6.  Multiple pages. Ever made a page that you would like to put in more than one book? Or would like to give a page away as a present? Well, instead of doing the same page all over again, you can print multiple pages!

There of course is nothing wrong with paper...some people will prefer paper over digital or digital over paper. The choice is yours...but if you are looking for help going digital, I made up some tutorials for you to get started!

What is digital scrapbooking?

Digital scrapbooking, also referred to as digi-scrapping, is essentially using computer software to create your layouts versus manually with physical objects.

Digital scrapbooking allows you to create your memory pages by using digital graphics instead of paper products. You can find digital kits all around the internet, or you can create your own embellishments for a truly unique page!

What software do I need?

Most digital kits use .PNG files and JPEG files, so you should choose a program that will support those two file types. Essentially, you can use any software that allows you to work with layered objects, and supports the PNG file format.

You  need to work in "layers" when making your scrap pages, so ensure the program you use supports layers.

Here are a couple programs you can use for digital scrapbooking.

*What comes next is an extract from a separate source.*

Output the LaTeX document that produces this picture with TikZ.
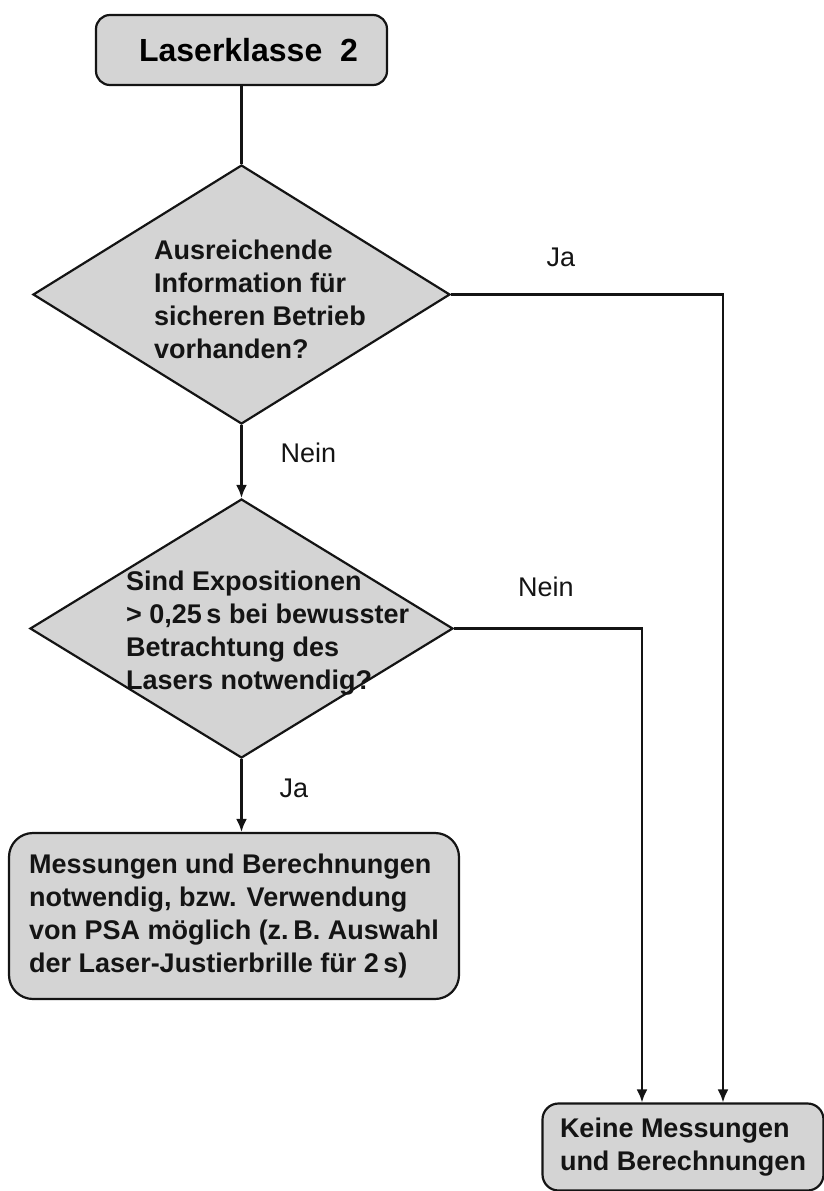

Adobe Photoshop-A popular but expensive editing software

Adobe Elements-A cheaper software that does a lot of what Photoshop does. In fact, for digital scrapbooking, this is all you need.

Paint Shop Pro-This program focuses on digital design more than editing photos. Will also allow you to create beautiful pages.

GIMP-A photo editing software that has been compared to Photoshop and the best part? It's FREE. This program supports layers and can open PNG and JPEG files.

This of course does not complete the list of programs you can use, but it will help to get you started. The programs I listed offer a 30 day trial so you can see if the program is right for you before buying.